Stimulants - Cocaine, diet pills, amphetamines, and ecstasy. These drugs stimulate the central nervous system and cause excitation, increased pulse, respiration and blood pressure. Abuse can lead to malnutrition, extreme agitation, convulsions and possible death.
Marijuana - THC is the psychoactive chemical in this plant. It can cause increased heart and pulse rate, increased appetite, an altered sense of time, impaired memory and decreased concentration, reaction time and coordination.
Hallucinogens - This classification of psychoactive drugs includes LSD, Psilocybin, peyote, PCP, and other amphetamine based derivatives. Use of these drugs can create visual hallucinations, altered perception of one’s own body, agitation, paranoia, and hyperactivity.

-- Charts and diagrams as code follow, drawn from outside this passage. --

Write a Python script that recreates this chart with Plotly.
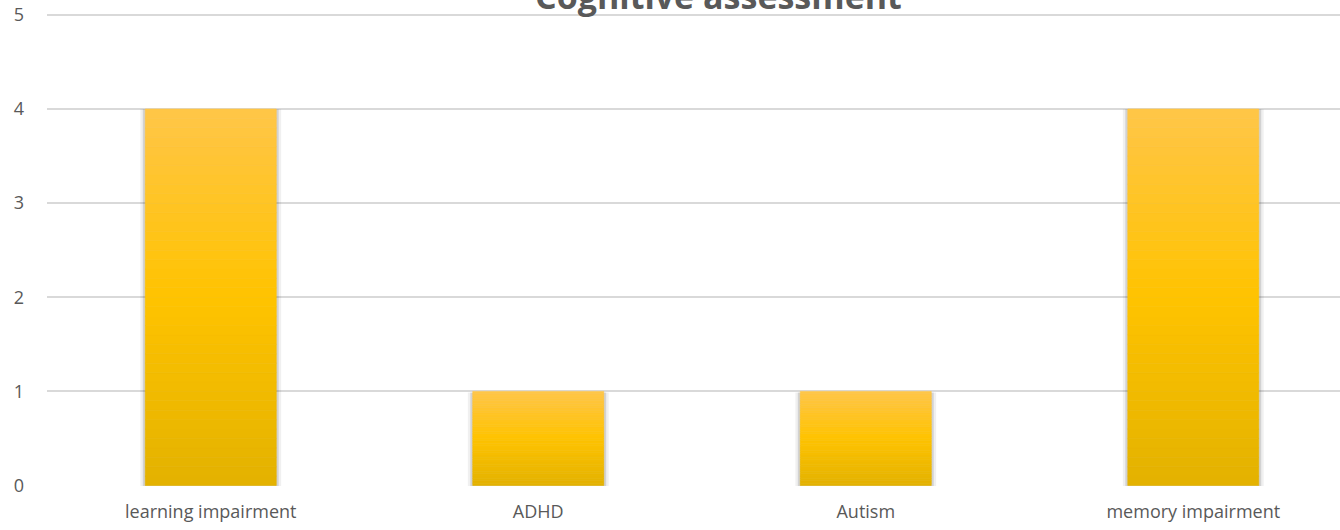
import plotly.graph_objects as go

categories = ["learning impairment", "ADHD", "Autism", "memory impairment"]
values = [4, 1, 1, 4]
y_ticks = [0, 1, 2, 3, 4, 5]
title_text = "Cognitive assessment"

# gradient stops (top -> bottom) used to shade each bar
top_rgb = (255, 198, 72)
mid_rgb = (255, 195, 0)
bot_rgb = (227, 178, 0)
n_slices = 40


def lerp(a, b, t):
    return tuple(int(round(a[i] + (b[i] - a[i]) * t)) for i in range(3))


def color_at(frac_from_bottom):
    if frac_from_bottom < 0.5:
        c = lerp(bot_rgb, mid_rgb, frac_from_bottom / 0.5)
    else:
        c = lerp(mid_rgb, top_rgb, (frac_from_bottom - 0.5) / 0.5)
    return "rgb(%d,%d,%d)" % c


fig = go.Figure()

# soft shadow behind bars (two layers)
for w, a in [(0.43, 0.06), (0.415, 0.12)]:
    fig.add_trace(go.Bar(
        x=categories, y=[v * 1.003 for v in values], base=[-0.015] * len(values),
        width=w, offset=-w / 2,
        marker=dict(color="rgba(0,0,0,%.2f)" % a, line=dict(width=0)),
        hoverinfo="skip", showlegend=False,
    ))

# gradient slices
for k in range(n_slices):
    frac = (k + 0.5) / n_slices
    col = color_at(frac)
    fig.add_trace(go.Bar(
        x=categories,
        y=[v / n_slices for v in values],
        base=[v * k / n_slices for v in values],
        width=0.4, offset=-0.2,
        marker=dict(color=col, line=dict(width=0.6, color=col)),
        hoverinfo="skip", showlegend=False,
    ))

font_family = "Open Sans, Lato, sans-serif"

fig.update_layout(
    width=1340, height=530,
    margin=dict(l=47, r=0, t=13, b=44),
    paper_bgcolor="white", plot_bgcolor="white",
    barmode="overlay",
    font=dict(family=font_family, size=18, color="#595959"),
    xaxis=dict(
        type="category", range=[-0.5, 3.448],
        showgrid=False, zeroline=False, automargin=False,
        showline=False, ticks="", tickfont=dict(size=18, color="#595959"),
        ticklabelstandoff=13,
    ),
    yaxis=dict(
        range=[-0.005, 5.02], tickvals=y_ticks, showgrid=True, gridcolor="#d9d9d9",
        gridwidth=1.5, zeroline=False, showline=False, ticks="", automargin=False,
        tickfont=dict(size=18, color="#595959"), ticklabelstandoff=22,
    ),
    annotations=[dict(
        text="<b>%s</b>" % title_text, xref="paper", yref="paper",
        x=0.519, y=1.0, yshift=-8, xanchor="center", yanchor="bottom",
        showarrow=False, font=dict(size=34, color="#595959", family=font_family),
    )],
)

fig.write_html(
    "out.html",
    config={"displayModeBar": False},
    post_script="document.body.style.margin='0';document.body.style.overflow='hidden';",
)
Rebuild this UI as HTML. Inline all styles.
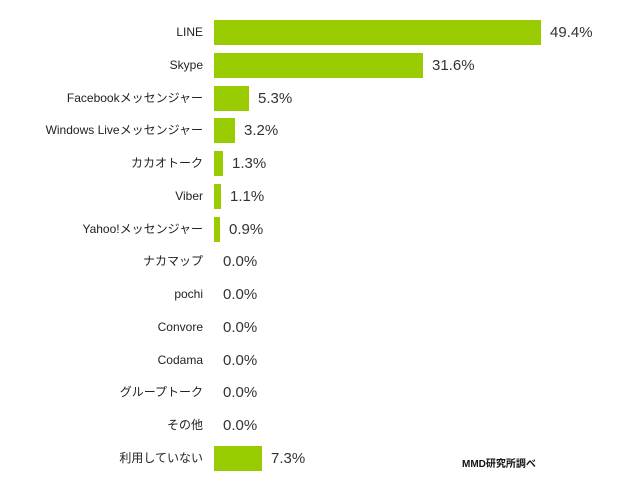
<!DOCTYPE html><html><head><style>
body{margin:0;width:638px;height:497px;background:#fff;position:relative;overflow:hidden;font-family:"Liberation Sans","Noto Sans CJK JP",sans-serif}
.l{position:absolute;right:435px;font-size:12px;color:#222;white-space:nowrap;line-height:24px}
.b{position:absolute;left:214px;height:25px;background:#99cc00}
.v{position:absolute;font-size:15px;color:#333;line-height:25px}
</style></head><body>
<div id="c"></div>
<div style="position:absolute;left:462px;top:455px;font-size:10px;font-weight:bold;color:#111">MMD研究所調べ</div>
<script>
var d=[["LINE",49.4],["Skype",31.6],["Facebookメッセンジャー",5.3],["Windows Liveメッセンジャー",3.2],["カカオトーク",1.3],["Viber",1.1],["Yahoo!メッセンジャー",0.9],["ナカマップ",0],["pochi",0],["Convore",0],["Codama",0],["グループトーク",0],["その他",0],["利用していない",7.3]];
var h="";d.forEach(function(r,i){var t=20+i*32.75,w=Math.round(r[1]*6.62);
h+='<div class="l" style="top:'+t+'px">'+r[0]+'</div>';
if(w>0)h+='<div class="b" style="top:'+t+'px;width:'+w+'px"></div>';
h+='<div class="v" style="top:'+t+'px;left:'+(214+w+9)+'px">'+r[1].toFixed(1)+'%</div>';});
document.getElementById("c").innerHTML=h;
</script></body></html>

Narcotics - These drugs are primarily pain relievers such as codeine, morphine, darvon, heroin, demerol and percodan. Use of these drugs produces euphoria, drowsiness, slowed respiration, clammy skin, nausea, and possibly death.
Solvents/Inhalants - These are toxic chemicals that are found in common household and industrial products and can be abused through the use of inhaling the fumes. This activity brings about a feeling of lightheadedness, euphoria, loss of appetite, forgetfulness, headache, nausea, flushed, dizziness and possibly death by heart or respiratory failure.
Predatory/date rape/club drugs - Drugs used for this purpose are typically central nervous system depressants such as rohypnol, ketamine, and GHB. These drugs can cause muscle relaxation, loss of consciousness and blackouts.